Newbie Indicator Stalk Help (another!)
in Electrics
Posted · Edited by Sparepart
change
I attach below a pdf that has a colour diagram of the lighting circuits. The steering column switch shows up as items 35 and 36 which are housed in the same unit and share contacts. So looking at this we can answer your questions about contacts as follows:-
54. Live via Fuse 9 from ignition switch posn 2 and 3
30. Live direct from battery
15. Live un-fused power from the ignition switch posn 2 and 3
31.- Can't see this on the column switch (35/36) it is the earth connection on the indicator flasher relay. If the one you see on the column switch has brown wire the its probably an earth.
56a. Feeds fuses 14 and 15, Main beam (also driving lights relay which you most likely dont have)
56b. Feeds fuses 16 and 17, Dip beam (possibly a dip beam relay which you most likey dont have)
55. Think that might be the horn.
58. Feeds fuses 18 and 19, Side lights, number plate light etc.
H is power from the Hazard warning swich, on top of column.
L. and R. are the Left and Right power to the LHS and RHS indicator bulbs from the flasher relay via pin 49a.
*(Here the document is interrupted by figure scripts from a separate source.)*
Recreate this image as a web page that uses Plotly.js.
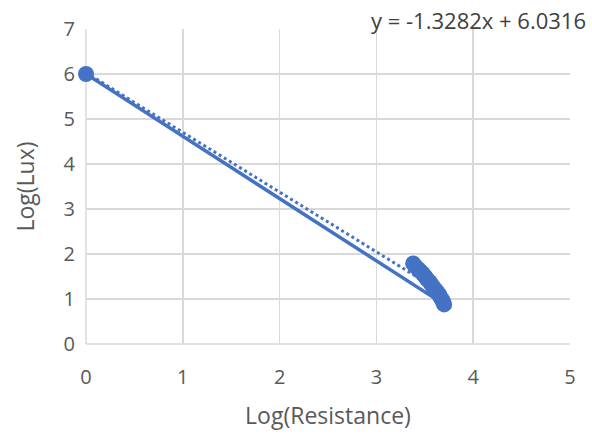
<!DOCTYPE html>
<html>
<head>
<meta charset="utf-8">
<script src="https://cdn.plot.ly/plotly-3.0.1.min.js"></script>
<style>html,body{margin:0;padding:0;background:#fff;}#chart{width:592px;height:436px;}</style>
</head>
<body>
<div id="chart"></div>
<script>
// Data
const logResistance = [0, 3.70, 3.69, 3.68, 3.66, 3.65, 3.63, 3.61, 3.59, 3.57, 3.55, 3.52, 3.50, 3.48, 3.46, 3.43, 3.40, 3.38];
const logLux        = [6.0, 0.88, 0.93, 0.98, 1.04, 1.09, 1.15, 1.20, 1.26, 1.32, 1.38, 1.45, 1.51, 1.56, 1.61, 1.67, 1.73, 1.79];
const trendSlope = -1.3282;
const trendIntercept = 6.0316;
const xTicks = [0, 1, 2, 3, 4, 5];
const yTicks = [0, 1, 2, 3, 4, 5, 6, 7];

const color = '#4472C4';
const xMin = Math.min(...logResistance), xMax = Math.max(...logResistance);
const trendX = [xMin, xMax];
const trendY = trendX.map(v => trendSlope * v + trendIntercept);

const traces = [
  {x: trendX, y: trendY, mode: 'lines', type: 'scatter',
   line: {color: color, width: 3, dash: 'dot'}, hoverinfo: 'skip', cliponaxis: false},
  {x: logResistance, y: logLux, mode: 'lines+markers', type: 'scatter',
   line: {color: color, width: 3.5},
   marker: {color: color, size: 16}, cliponaxis: false}
];

const fam = '"Open Sans", sans-serif';
const tickFont = {family: fam, size: 20, color: '#595959'};
const layout = {
  width: 592, height: 436,
  margin: {l: 86, r: 22, t: 29, b: 92},
  paper_bgcolor: '#fff', plot_bgcolor: '#fff',
  showlegend: false,
  xaxis: {range: [0, 5], tickvals: xTicks, ticktext: xTicks.map(String),
    showgrid: true, gridcolor: '#d9d9d9', gridwidth: 1.5, zeroline: false,
    showline: false, ticks: 'outside', ticklen: 15, tickcolor: 'rgba(0,0,0,0)',
    tickfont: tickFont,
    title: {text: 'Log(Resistance)', font: {family: fam, size: 23, color: '#595959'}, standoff: 18}},
  yaxis: {range: [0, 7], tickvals: yTicks, ticktext: yTicks.map(String),
    showgrid: true, gridcolor: '#d9d9d9', gridwidth: 1.5, zeroline: false,
    showline: false, ticks: 'outside', ticklen: 6, tickcolor: 'rgba(0,0,0,0)',
    tickfont: tickFont,
    title: {text: 'Log(Lux)', font: {family: fam, size: 23, color: '#595959'}, standoff: 22}},
  shapes: [
    {type: 'line', xref: 'paper', yref: 'paper', x0: 0, x1: 0, y0: 0, y1: 1, line: {color: '#d9d9d9', width: 1.5}, layer: 'below'},
    {type: 'line', xref: 'paper', yref: 'paper', x0: 0, x1: 1, y0: 0, y1: 0, line: {color: '#d9d9d9', width: 1.5}, layer: 'below'}
  ],
  annotations: [
    {xref: 'paper', yref: 'paper', x: 1.037, y: 1.03, xanchor: 'right', yanchor: 'middle',
     text: 'y = -1.3282x + 6.0316', showarrow: false,
     font: {family: fam, size: 22, color: '#404040'}}
  ]
};

Plotly.newPlot('chart', traces, layout, {displayModeBar: false, staticPlot: true});
</script>
</body>
</html>
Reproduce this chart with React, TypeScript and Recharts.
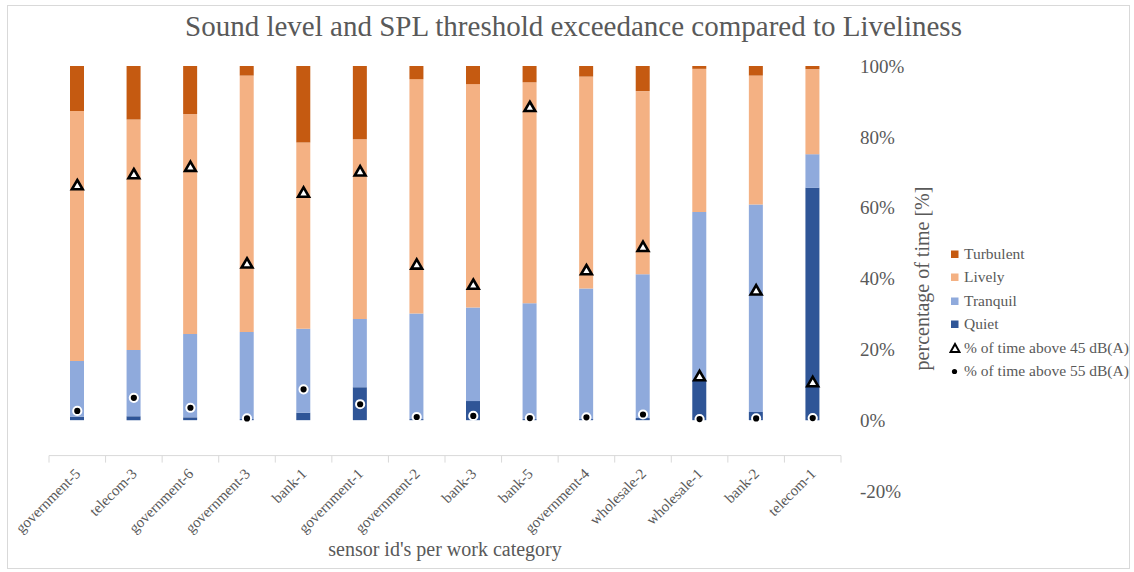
import React from "react";
import { ComposedChart, Bar, Line, XAxis, YAxis, Legend, ReferenceLine } from "recharts";

const categories = ["government-5","telecom-3","government-6","government-3","bank-1","government-1","government-2","bank-3","bank-5","government-4","wholesale-2","wholesale-1","bank-2","telecom-1"];
const quiet = [1, 1.1, 0.8, 0.3, 2.1, 9.3, 0.3, 5.4, 0.3, 0.3, 0.6, 11.3, 2.3, 65.6];
const tranquil = [15.7, 18.7, 23.5, 24.6, 23.7, 19.3, 29.8, 26.4, 32.7, 36.9, 40.6, 47.5, 58.6, 9.5];
const lively = [70.6, 65.1, 62.1, 72.4, 52.6, 50.7, 66.2, 63.1, 62.4, 59.8, 51.7, 40.4, 36.4, 24.0];
const turbulent = [12.7, 15.1, 13.6, 2.7, 21.6, 20.7, 3.7, 5.1, 4.6, 3.0, 7.1, 0.8, 2.7, 0.9];
const above45 = [66.4, 69.5, 71.6, 44.3, 64.3, 70.3, 44.0, 38.3, 88.5, 42.4, 49.0, 12.5, 36.7, 10.8];
const above55 = [2.6, 6.3, 3.5, 0.5, 8.7, 4.5, 0.9, 1.2, 0.6, 0.8, 1.6, 0.3, 0.5, 0.6];
const yTicks = [-20, 0, 20, 40, 60, 80, 100];
const AXIS_CROSS = -10;

const TITLE = "Sound level and SPL threshold exceedance compared to Liveliness";
const X_TITLE = "sensor id's per work category";
const Y_TITLE = "percentage of time [%]";

const COLORS = { Quiet: "#2F5597", Tranquil: "#8FAADC", Lively: "#F4B183", Turbulent: "#C55A11" };
const legendItems = [
  { name: "Turbulent", kind: "square" },
  { name: "Lively", kind: "square" },
  { name: "Tranquil", kind: "square" },
  { name: "Quiet", kind: "square" },
  { name: "% of time above 45 dB(A)", kind: "triangle" },
  { name: "% of time above 55 dB(A)", kind: "dot" },
];

const data = categories.map((c, i) => ({
  name: c,
  Quiet: quiet[i],
  Tranquil: tranquil[i],
  Lively: lively[i],
  Turbulent: turbulent[i],
  above45: above45[i],
  above55: above55[i],
}));

const FONT = "'Liberation Serif', 'Times New Roman', serif";
const TEXT = "#595959";
const W = 1134;
const H = 572;
const XAXIS_H = 81;
const YAXIS_W = 100;
const M = { top: 66, right: 193, bottom: 0, left: 49 };
const Y_MIN = -20;
const Y_MAX = 100;
const PLOT_H = H - M.top - M.bottom - XAXIS_H;
const PX_PER_UNIT = PLOT_H / (Y_MAX - Y_MIN);
const AXIS_DROP = (AXIS_CROSS - Y_MIN) * PX_PER_UNIT;

const Triangle = (props: any) => {
  const { cx, cy } = props;
  if (cx == null || cy == null) return null;
  return (
    <path
      d={`M${cx},${cy - 5} L${cx + 5.4},${cy + 4.3} L${cx - 5.4},${cy + 4.3} Z`}
      fill="#fff"
      stroke="#000"
      strokeWidth={2.6}
      strokeLinejoin="miter"
    />
  );
};

const Dot = (props: any) => {
  const { cx, cy } = props;
  if (cx == null || cy == null) return null;
  return <circle cx={cx} cy={cy} r={4.1} fill="#000" stroke="#fff" strokeWidth={2} />;
};

const CatTick = (props: any) => {
  const { x, y, payload, index } = props;
  const off = payload && payload.offset != null ? payload.offset : 28.3;
  const ay = y - AXIS_DROP;
  return (
    <g>
      <line x1={x - off} x2={x - off} y1={ay} y2={ay + 7} stroke="#d9d9d9" strokeWidth={1} />
      {index === categories.length - 1 && (
        <line x1={x + off} x2={x + off} y1={ay} y2={ay + 7} stroke="#d9d9d9" strokeWidth={1} />
      )}
      <text
        x={x + 4}
        y={ay + 19}
        transform={`rotate(-45, ${x + 4}, ${ay + 19})`}
        textAnchor="end"
        fill={TEXT}
        fontFamily={FONT}
        fontSize={15}
      >
        {payload.value}
      </text>
    </g>
  );
};

const LegendContent = () => (
  <div style={{ fontFamily: FONT, fontSize: 15.5, color: TEXT }}>
    {legendItems.map((it) => (
      <div key={it.name} style={{ height: 23.5, display: "flex", alignItems: "center", whiteSpace: "nowrap" }}>
        <svg width={12} height={12} style={{ marginRight: 3 }}>
          {it.kind === "square" && <rect x={2} y={2.5} width={7.5} height={7.5} fill={(COLORS as any)[it.name]} />}
          {it.kind === "triangle" && (
            <path d="M6,2 L10.5,10 L1.5,10 Z" fill="#fff" stroke="#000" strokeWidth={2} />
          )}
          {it.kind === "dot" && <circle cx={5.5} cy={6.5} r={2.6} fill="#000" />}
        </svg>
        <span>{it.name}</span>
      </div>
    ))}
  </div>
);

export default function App() {
  return (
    <div style={{ position: "absolute", left: 0, top: 0, width: W, height: H, background: "#fff" }}>
      <div
        style={{
          position: "absolute",
          left: 7,
          top: 5,
          width: 1123,
          height: 564,
          border: "1px solid #d9d9d9",
          boxSizing: "border-box",
        }}
      />
      <div
        style={{
          position: "absolute",
          left: 0,
          top: 12.4,
          width: 1147,
          textAlign: "center",
          fontFamily: FONT,
          fontSize: 29,
          lineHeight: "29px",
          color: TEXT,
          whiteSpace: "nowrap",
        }}
      >
        {TITLE}
      </div>
      <ComposedChart width={W} height={H} data={data} margin={M} barCategoryGap={0}>
        <XAxis
          dataKey="name"
          axisLine={false}
          tickLine={false}
          tickSize={0}
          tickMargin={0}
          interval={0}
          height={XAXIS_H}
          tick={<CatTick />}
          label={(p: any) => {
            const vb = p.viewBox || {};
            return (
              <text
                x={vb.x + vb.width / 2}
                y={vb.y + 65}
                textAnchor="middle"
                fill={TEXT}
                fontFamily={FONT}
                fontSize={20}
              >
                {X_TITLE}
              </text>
            );
          }}
        />
        <YAxis
          orientation="right"
          domain={[Y_MIN, Y_MAX]}
          ticks={yTicks}
          allowDataOverflow
          width={YAXIS_W}
          axisLine={false}
          tickLine={false}
          tickSize={0}
          tickMargin={19}
          tickFormatter={(v: number) => `${v}%`}
          tick={{ fill: TEXT, fontFamily: FONT, fontSize: 19 }}
          label={(p: any) => {
            const vb = p.viewBox || {};
            const cx = vb.x + 81;
            const cy = vb.y + vb.height / 2;
            return (
              <text
                x={cx}
                y={cy}
                transform={`rotate(-90, ${cx}, ${cy})`}
                textAnchor="middle"
                dominantBaseline="central"
                fill={TEXT}
                fontFamily={FONT}
                fontSize={20}
              >
                {Y_TITLE}
              </text>
            );
          }}
        />
        <ReferenceLine y={AXIS_CROSS} stroke="#d9d9d9" strokeWidth={1} />
        <Bar dataKey="Quiet" stackId="a" fill={COLORS.Quiet} barSize={14} isAnimationActive={false} />
        <Bar dataKey="Tranquil" stackId="a" fill={COLORS.Tranquil} barSize={14} isAnimationActive={false} />
        <Bar dataKey="Lively" stackId="a" fill={COLORS.Lively} barSize={14} isAnimationActive={false} />
        <Bar dataKey="Turbulent" stackId="a" fill={COLORS.Turbulent} barSize={14} isAnimationActive={false} />
        <Line dataKey="above45" stroke="none" dot={<Triangle />} activeDot={false} isAnimationActive={false} legendType="none" />
        <Line dataKey="above55" stroke="none" dot={<Dot />} activeDot={false} isAnimationActive={false} legendType="none" />
        <Legend
          layout="vertical"
          align="center"
          verticalAlign="middle"
          content={<LegendContent />}
          wrapperStyle={{ left: 949, top: 242, width: 185 }}
        />
      </ComposedChart>
    </div>
  );
}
The frantic clicking of the flasher unit is most likely either a bad bulb or bad earth to the bulbs. The flasher unit uses the current flowing through it to heat a bi metal strip, that then breaks the contact until it cools down and then makes contact again etc, it is wired in parallel to the flasher bulbs, and has its own earth (see diagram) so if the bulb circuit goes to hight resistance, more current flows through the flasher and it heats up quicker and operates more often.